--- BEGIN ---

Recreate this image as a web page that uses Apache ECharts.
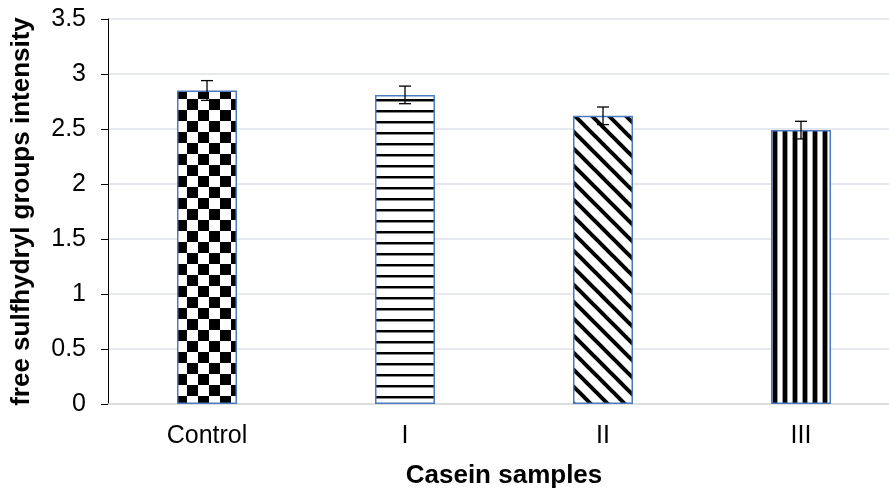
<!DOCTYPE html>
<html lang="en">
<head>
    <meta charset="UTF-8">
    <title>Casein samples</title>
    <script src="https://cdn.jsdelivr.net/npm/echarts@6/dist/echarts.min.js"></script>
    <style>
        html, body {margin: 0; padding: 0; background: #fff;}
        #main {width: 889px; height: 492px;}
    </style>
</head>
<body>
    <div id="main"></div>
    <script>
        var categories = ['Control', 'I', 'II', 'III'];
        var values = [2.85, 2.81, 2.62, 2.49];
        var errors = [0.09, 0.08, 0.08, 0.08];
        var yTicks = [0, 0.5, 1, 1.5, 2, 2.5, 3, 3.5];

        // fill patterns for the bars
        function makePattern(kind) {
            var c = document.createElement('canvas');
            var ctx;
            if (kind == 'checker') {
                c.width = 22; c.height = 22;
                ctx = c.getContext('2d');
                ctx.fillStyle = '#fff'; ctx.fillRect(0, 0, 22, 22);
                ctx.fillStyle = '#000';
                ctx.fillRect(0, 0, 11, 11);
                ctx.fillRect(11, 11, 11, 11);
            } else if (kind == 'horiz') {
                c.width = 10; c.height = 11;
                ctx = c.getContext('2d');
                ctx.fillStyle = '#fff'; ctx.fillRect(0, 0, 10, 11);
                ctx.fillStyle = '#000'; ctx.fillRect(0, 0, 10, 2);
                ctx.fillStyle = '#888'; ctx.fillRect(0, 2, 10, 1);
            } else if (kind == 'diag') {
                c.width = 17; c.height = 17;
                ctx = c.getContext('2d');
                ctx.fillStyle = '#fff'; ctx.fillRect(0, 0, 17, 17);
                ctx.strokeStyle = '#000'; ctx.lineWidth = 4;
                for (var k = -1; k <= 1; k++) {
                    ctx.beginPath();
                    ctx.moveTo(-5, -5 + k * 17);
                    ctx.lineTo(22, 22 + k * 17);
                    ctx.stroke();
                }
            } else {
                c.width = 10; c.height = 10;
                ctx = c.getContext('2d');
                ctx.fillStyle = '#fff'; ctx.fillRect(0, 0, 10, 10);
                ctx.fillStyle = '#000'; ctx.fillRect(3, 0, 4, 10);
                ctx.fillStyle = '#999'; ctx.fillRect(2, 0, 1, 10); ctx.fillRect(7, 0, 1, 10);
            }
            return {image: c, repeat: 'repeat'};
        }
        var patterns = [makePattern('checker'), makePattern('horiz'), makePattern('diag'), makePattern('vert')];

        var barData = [];
        var errData = [];
        for (var i = 0; i < categories.length; i++) {
            barData.push({value: values[i], itemStyle: {color: patterns[i]}});
            errData.push([i, values[i] - errors[i], values[i] + errors[i]]);
        }

        var myChart = echarts.init(document.getElementById('main'));
        var option = {
            animation: false,
            textStyle: {fontFamily: 'Liberation Sans, Arial, sans-serif'},
            grid: {left: 108, top: 19, right: -11, height: 385, outerBoundsMode: 'none'},
            xAxis: {
                type: 'category',
                data: categories,
                name: 'Casein samples',
                nameLocation: 'middle',
                nameGap: 59,
                nameTextStyle: {fontSize: 26, fontWeight: 'bold', color: '#000'},
                axisLine: {lineStyle: {color: '#d9d9d9', width: 1.5}},
                axisTick: {length: 6, lineStyle: {color: '#d9d9d9', width: 1.5}},
                axisLabel: {fontSize: 25, color: '#000', margin: 20}
            },
            yAxis: {
                type: 'value',
                min: yTicks[0],
                max: yTicks[yTicks.length - 1],
                interval: 0.5,
                name: 'free sulfhydryl groups intensity',
                nameLocation: 'middle',
                nameGap: 73,
                nameTextStyle: {fontSize: 26, fontWeight: 'bold', color: '#000'},
                axisLine: {show: true, lineStyle: {color: '#000', width: 1}},
                axisTick: {show: true, length: 7, lineStyle: {color: '#000'}},
                axisLabel: {fontSize: 25, color: '#000', margin: 22},
                splitLine: {lineStyle: {color: '#dde2ea', width: 1.5}}
            },
            series: [{
                name: 'intensity',
                type: 'bar',
                barWidth: 60,
                data: barData,
                itemStyle: {borderColor: '#4a7bc0', borderWidth: 1.5}
            }, {
                name: 'error',
                type: 'custom',
                data: errData,
                z: 10,
                renderItem: function (params, api) {
                    var lo = api.coord([api.value(0), api.value(1)]);
                    var hi = api.coord([api.value(0), api.value(2)]);
                    var w = 6;
                    var st = {stroke: '#000', lineWidth: 1.3};
                    return {
                        type: 'group',
                        children: [
                            {type: 'line', shape: {x1: hi[0], y1: hi[1], x2: lo[0], y2: lo[1]}, style: st},
                            {type: 'line', shape: {x1: hi[0] - w, y1: hi[1], x2: hi[0] + w, y2: hi[1]}, style: st},
                            {type: 'line', shape: {x1: lo[0] - w, y1: lo[1], x2: lo[0] + w, y2: lo[1]}, style: st}
                        ]
                    };
                }
            }]
        };
        myChart.setOption(option);
    </script>
</body>
</html>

--- END ---

The exercise: Go from the first line of the data above to the line containing "var yTicks = [0, 0.5, 1, 1.5, 2, 2.5, 3, 3.5];" and retype exactly those lines, both included, but none of the pictures.

Result of this exercise:
Recreate this image as a web page that uses Apache ECharts.
<!DOCTYPE html>
<html lang="en">
<head>
    <meta charset="UTF-8">
    <title>Casein samples</title>
    <script src="https://cdn.jsdelivr.net/npm/echarts@6/dist/echarts.min.js"></script>
    <style>
        html, body {margin: 0; padding: 0; background: #fff;}
        #main {width: 889px; height: 492px;}
    </style>
</head>
<body>
    <div id="main"></div>
    <script>
        var categories = ['Control', 'I', 'II', 'III'];
        var values = [2.85, 2.81, 2.62, 2.49];
        var errors = [0.09, 0.08, 0.08, 0.08];
        var yTicks = [0, 0.5, 1, 1.5, 2, 2.5, 3, 3.5];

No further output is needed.